(Stored data)
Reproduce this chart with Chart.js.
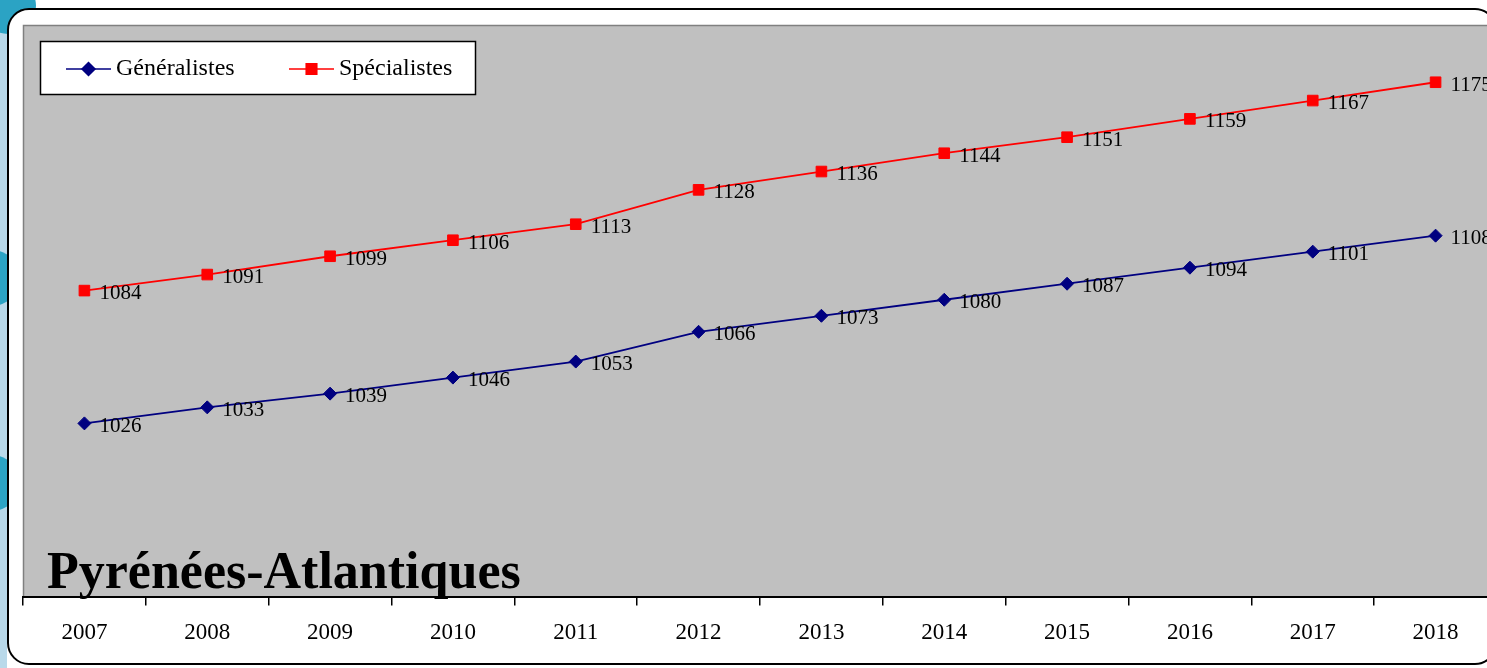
<!DOCTYPE html>
<html>
<head>
<meta charset="utf-8">
<script src="https://cdn.jsdelivr.net/npm/chart.js@4.4.1/dist/chart.umd.min.js"></script>
<style>
  html, body { margin: 0; padding: 0; background: #fff; }
  #wrap { position: relative; width: 1487px; height: 668px; overflow: hidden; }
  .strip { position: absolute; left: 0; top: 0; width: 7px; height: 668px; background: #b9d9ea; }
  .dot { position: absolute; width: 56px; height: 56px; border-radius: 50%; background: #2ba3c4; left: -36px; }
  #frame { position: absolute; left: 7px; top: 8px; width: 1486px; height: 653px;
           border: 2px solid #000; border-radius: 22px; background: #fff; }
  #c { position: absolute; left: 0; top: 0; }
</style>
</head>
<body>
<div id="wrap">
  <div class="strip"></div>
  <div class="dot" style="top:-22px;left:-20px"></div>
  <div class="dot" style="top:250px"></div>
  <div class="dot" style="top:455px"></div>
  <div id="frame"></div>
  <canvas id="c" width="1510" height="668"></canvas>
</div>
<script>
const years = ['2007', '2008', '2009', '2010', '2011', '2012', '2013', '2014', '2015', '2016', '2017', '2018'];
const generalistes = [1026, 1033, 1039, 1046, 1053, 1066, 1073, 1080, 1087, 1094, 1101, 1108];
const specialistes = [1084, 1091, 1099, 1106, 1113, 1128, 1136, 1144, 1151, 1159, 1167, 1175];
const title = 'Pyrénées-Atlantiques';

const serif = '"Liberation Serif", "DejaVu Serif", serif';

// grey plot area, value labels, legend box and title
const decor = {
  id: 'decor',
  beforeDraw(chart) {
    const { ctx, chartArea: a } = chart;
    ctx.save();
    ctx.fillStyle = '#c0c0c0';
    ctx.fillRect(a.left, a.top, a.right - a.left, a.bottom - a.top);
    ctx.strokeStyle = '#808080';
    ctx.lineWidth = 1.5;
    ctx.beginPath();
    ctx.moveTo(a.left + 0.5, a.bottom);
    ctx.lineTo(a.left + 0.5, a.top + 0.5);
    ctx.lineTo(a.right, a.top + 0.5);
    ctx.stroke();
    ctx.restore();
  },
  afterDatasetsDraw(chart) {
    const { ctx } = chart;
    ctx.save();
    ctx.font = '21px ' + serif;
    ctx.fillStyle = '#000';
    ctx.textBaseline = 'middle';
    chart.data.datasets.forEach((ds, i) => {
      chart.getDatasetMeta(i).data.forEach((pt, j) => {
        ctx.fillText(String(ds.data[j]), pt.x + 15, pt.y + 3);
      });
    });

    // legend
    ctx.fillStyle = '#fff';
    ctx.fillRect(40, 41, 436, 54);
    ctx.strokeStyle = '#000';
    ctx.lineWidth = 1.5;
    ctx.strokeRect(40.5, 41.5, 435, 53);
    const items = [
      { x: 66, text: 'Généralistes', ds: chart.data.datasets[0] },
      { x: 289, text: 'Spécialistes', ds: chart.data.datasets[1] }
    ];
    items.forEach(it => {
      ctx.strokeStyle = it.ds.borderColor;
      ctx.lineWidth = 1.5;
      ctx.beginPath();
      ctx.moveTo(it.x, 69);
      ctx.lineTo(it.x + 45, 69);
      ctx.stroke();
      Chart.helpers.drawPoint(ctx, {
        pointStyle: it.ds.pointStyle, radius: it.ds.pointRadius, borderWidth: 1
      }, it.x + 22.5, 69);
      ctx.fillStyle = it.ds.borderColor;
      ctx.fill();
      ctx.fillStyle = '#000';
      ctx.font = '24px ' + serif;
      ctx.fillText(it.text, it.x + 50, 69);
    });

    ctx.font = 'bold 52px ' + serif;
    ctx.textBaseline = 'alphabetic';
    ctx.fillText(title, 47, 588);
    ctx.restore();
  }
};

new Chart(document.getElementById('c'), {
  type: 'line',
  data: {
    labels: years,
    datasets: [
      {
        label: 'Généralistes',
        data: generalistes,
        borderColor: '#000080',
        backgroundColor: '#000080',
        borderWidth: 1.8,
        pointStyle: 'rectRot',
        pointRadius: 6.5,
        pointBorderWidth: 1,
        tension: 0
      },
      {
        label: 'Spécialistes',
        data: specialistes,
        borderColor: '#ff0000',
        backgroundColor: '#ff0000',
        borderWidth: 1.8,
        pointStyle: 'rect',
        pointRadius: 7.5,
        pointBorderWidth: 1,
        tension: 0
      }
    ]
  },
  options: {
    responsive: false,
    animation: false,
    events: [],
    layout: { padding: { left: 23, top: 25, right: 13, bottom: 7 } },
    plugins: { legend: { display: false }, tooltip: { enabled: false } },
    scales: {
      y: { display: false, min: 950, max: 1200 },
      x: {
        offset: true,
        border: { color: '#000', width: 2 },
        grid: { offset: true, drawOnChartArea: false, drawTicks: true, tickLength: 8, color: '#000', lineWidth: 1.5 },
        ticks: { color: '#000', font: { family: serif, size: 23 }, padding: 14, autoSkip: false, maxRotation: 0 }
      }
    }
  },
  plugins: [decor]
});
</script>
</body>
</html>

(Problem statement)
From the material above, reproduce everything verbatim except the pictures.

(The result)
Reproduce this chart with Chart.js.
<!DOCTYPE html>
<html>
<head>
<meta charset="utf-8">
<script src="https://cdn.jsdelivr.net/npm/chart.js@4.4.1/dist/chart.umd.min.js"></script>
<style>
  html, body { margin: 0; padding: 0; background: #fff; }
  #wrap { position: relative; width: 1487px; height: 668px; overflow: hidden; }
  .strip { position: absolute; left: 0; top: 0; width: 7px; height: 668px; background: #b9d9ea; }
  .dot { position: absolute; width: 56px; height: 56px; border-radius: 50%; background: #2ba3c4; left: -36px; }
  #frame { position: absolute; left: 7px; top: 8px; width: 1486px; height: 653px;
           border: 2px solid #000; border-radius: 22px; background: #fff; }
  #c { position: absolute; left: 0; top: 0; }
</style>
</head>
<body>
<div id="wrap">
  <div class="strip"></div>
  <div class="dot" style="top:-22px;left:-20px"></div>
  <div class="dot" style="top:250px"></div>
  <div class="dot" style="top:455px"></div>
  <div id="frame"></div>
  <canvas id="c" width="1510" height="668"></canvas>
</div>
<script>
const years = ['2007', '2008', '2009', '2010', '2011', '2012', '2013', '2014', '2015', '2016', '2017', '2018'];
const generalistes = [1026, 1033, 1039, 1046, 1053, 1066, 1073, 1080, 1087, 1094, 1101, 1108];
const specialistes = [1084, 1091, 1099, 1106, 1113, 1128, 1136, 1144, 1151, 1159, 1167, 1175];
const title = 'Pyrénées-Atlantiques';

const serif = '"Liberation Serif", "DejaVu Serif", serif';

// grey plot area, value labels, legend box and title
const decor = {
  id: 'decor',
  beforeDraw(chart) {
    const { ctx, chartArea: a } = chart;
    ctx.save();
    ctx.fillStyle = '#c0c0c0';
    ctx.fillRect(a.left, a.top, a.right - a.left, a.bottom - a.top);
    ctx.strokeStyle = '#808080';
    ctx.lineWidth = 1.5;
    ctx.beginPath();
    ctx.moveTo(a.left + 0.5, a.bottom);
    ctx.lineTo(a.left + 0.5, a.top + 0.5);
    ctx.lineTo(a.right, a.top + 0.5);
    ctx.stroke();
    ctx.restore();
  },
  afterDatasetsDraw(chart) {
    const { ctx } = chart;
    ctx.save();
    ctx.font = '21px ' + serif;
    ctx.fillStyle = '#000';
    ctx.textBaseline = 'middle';
    chart.data.datasets.forEach((ds, i) => {
      chart.getDatasetMeta(i).data.forEach((pt, j) => {
        ctx.fillText(String(ds.data[j]), pt.x + 15, pt.y + 3);
      });
    });

    // legend
    ctx.fillStyle = '#fff';
    ctx.fillRect(40, 41, 436, 54);
    ctx.strokeStyle = '#000';
    ctx.lineWidth = 1.5;
    ctx.strokeRect(40.5, 41.5, 435, 53);
    const items = [
      { x: 66, text: 'Généralistes', ds: chart.data.datasets[0] },
      { x: 289, text: 'Spécialistes', ds: chart.data.datasets[1] }
    ];
    items.forEach(it => {
      ctx.strokeStyle = it.ds.borderColor;
      ctx.lineWidth = 1.5;
      ctx.beginPath();
      ctx.moveTo(it.x, 69);
      ctx.lineTo(it.x + 45, 69);
      ctx.stroke();
      Chart.helpers.drawPoint(ctx, {
        pointStyle: it.ds.pointStyle, radius: it.ds.pointRadius, borderWidth: 1
      }, it.x + 22.5, 69);
      ctx.fillStyle = it.ds.borderColor;
      ctx.fill();
      ctx.fillStyle = '#000';
      ctx.font = '24px ' + serif;
      ctx.fillText(it.text, it.x + 50, 69);
    });

    ctx.font = 'bold 52px ' + serif;
    ctx.textBaseline = 'alphabetic';
    ctx.fillText(title, 47, 588);
    ctx.restore();
  }
};

new Chart(document.getElementById('c'), {
  type: 'line',
  data: {
    labels: years,
    datasets: [
      {
        label: 'Généralistes',
        data: generalistes,
        borderColor: '#000080',
        backgroundColor: '#000080',
        borderWidth: 1.8,
        pointStyle: 'rectRot',
        pointRadius: 6.5,
        pointBorderWidth: 1,
        tension: 0
      },
      {
        label: 'Spécialistes',
        data: specialistes,
        borderColor: '#ff0000',
        backgroundColor: '#ff0000',
        borderWidth: 1.8,
        pointStyle: 'rect',
        pointRadius: 7.5,
        pointBorderWidth: 1,
        tension: 0
      }
    ]
  },
  options: {
    responsive: false,
    animation: false,
    events: [],
    layout: { padding: { left: 23, top: 25, right: 13, bottom: 7 } },
    plugins: { legend: { display: false }, tooltip: { enabled: false } },
    scales: {
      y: { display: false, min: 950, max: 1200 },
      x: {
        offset: true,
        border: { color: '#000', width: 2 },
        grid: { offset: true, drawOnChartArea: false, drawTicks: true, tickLength: 8, color: '#000', lineWidth: 1.5 },
        ticks: { color: '#000', font: { family: serif, size: 23 }, padding: 14, autoSkip: false, maxRotation: 0 }
      }
    }
  },
  plugins: [decor]
});
</script>
</body>
</html>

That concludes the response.